Si è finalmente conclusa la fase principale del “processo tecnologico del secolo”, la contesa che ha visto contrapposte Oracle e Google sulla presunte infrazioni di quest’ultima in merito al copyright e ai brevetti Java. Tra le molte domande ancora senza risposta resta una certezza, grazie al pronunciamento della giuria: Google quei brevetti non li ha violati.
Il pronunciamento della giuria arriva dopo la precedente decisione che ha dato ragione a Oracle in merito al copyright, decisione secondo la quale Google ha effettivamente “copiato” nove righe del codice delle API Java usate nella virtual machine Dalvik su Android.
I giurati sono stati però convinti dall’avvocato della difesa Robert Van Nest, che nella sua arringa finale è sceso nei dettagli del codice Java e ha ripresentato uno spezzone della testimonianza di Andy Rubin: il responsabile del progetto Android voleva che i suoi ingegneri scrivessero codice, non che passassero il tempo a leggere legalese e a districarsi tra le miriadi di brevetti sul codice di proprietà di Microsoft, RIM, Motorola e chissà quanti altri.
La giuria ha dunque stabilito che i due brevetti Java ancora in corsa nel caso ( RE38,104 e 6,061,520 ) non sono stati infranti dai suddetti ingegneri di Google, anche se la precedente decisione ha individuato 9 righe di codice copiate – “inconsciamente” o meno – da Mountain View.

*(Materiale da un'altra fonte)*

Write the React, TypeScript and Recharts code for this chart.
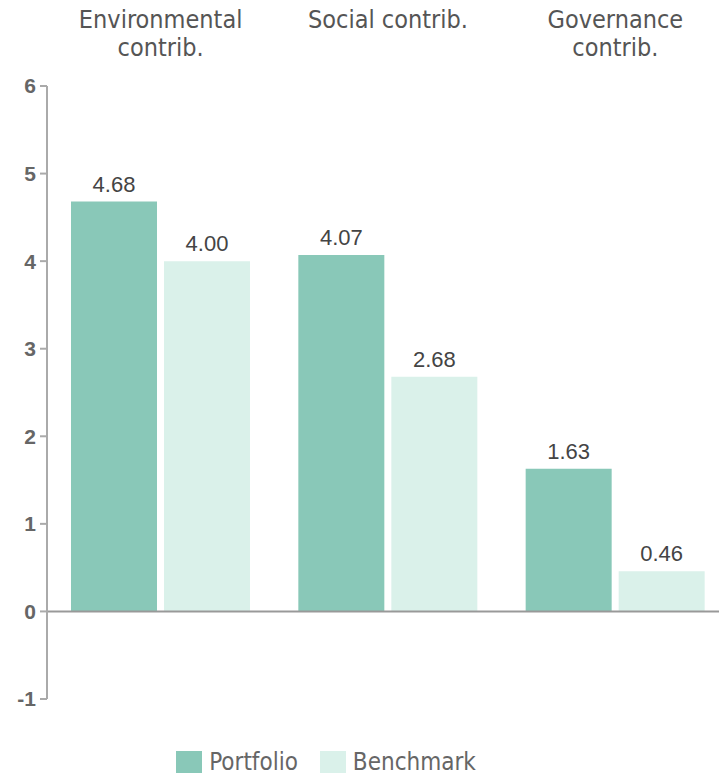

Naturalmente contrapposte le reazioni alla sentenza da parte delle due aziende statunitensi: Oracle difende la consistenza delle sue “prove schiaccianti” sulle responsabilità di Google, mentre Mountain View parla di un verdetto che sancisce una vittoria “non solo per Google ma per l’intero ecosistema di Android”.
Con la dismissione dell’accusa di infrazione di brevetto, a Oracle viene ora inibito l’accesso alla terza fase del processo: vale a dire il calcolo dei presunti danni monetari generati dalla violazione di Google. Resta da chiarire la sussistenza del “fair use” nel caso delle già citate 8 righe di codice Android identiche a quelle del codice Java. Anche in questo caso, a ogni modo, gli eventuali danni economici saranno ben poca cosa rispetto ai fantastilioni di dollari inizialmente richiesti da Oracle.